Though caches - at least on CPUs - are transparent with respect to correctness, they need to be taken into account to get a good performance. It is very important to organize data access in code so that data accesses become local (i.e., the next memory cell you need is close to the one you just accessed) and predictable in nature and not random. Ideally you'd stream data through a processor and do as much computations as possible with a bit of data before progressing to the next bit. We're not talking about a performance doubling here, but rather about factors of 100x or even 1000x, so several orders of magnitude, for the best codes compared to a bad code for essentially the same algorithm.

Luckily we don't need to write all that code. Many scientific codes spend most of their time in a few pretty standard routines for linear algebra, FFT, etc. There are very good optimised libraries for linear algebra, FFT, image processing and other core operations of popular algorithms.

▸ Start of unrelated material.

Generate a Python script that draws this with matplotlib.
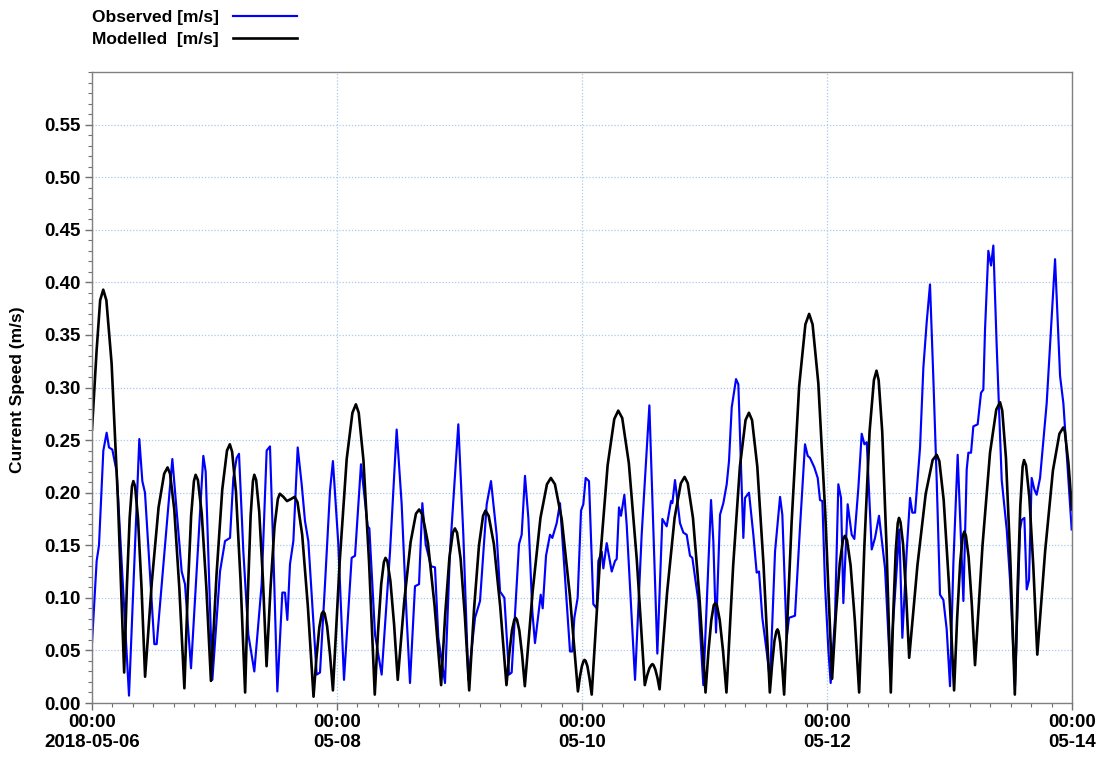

It is important to use those libraries and not think that we can easily do better. One example is the BLAS library for basic vector and matrix operations. This library is used in many other linear algebra libraries. The reference implementation in Fortran sucks on modern systems, but there are many excellent commercial and free implementations that give great performance: Intel MKL, AMD Core Math Library, OpenBLAS, Bliss, Atlas, ... Basically any microprocessor company that builds processors that may be used in scientific applications, will support an optimised BLAS library. For other types of applications, e.g., solving PDEs, there exist frameworks that will help you in organising data access in a proper way.

So even if you only use code, it is important that you realise that not all code is created equal and that big performance differences do occur. Moreover, code from books such as numerical recipes typically sucks from a performance point of view.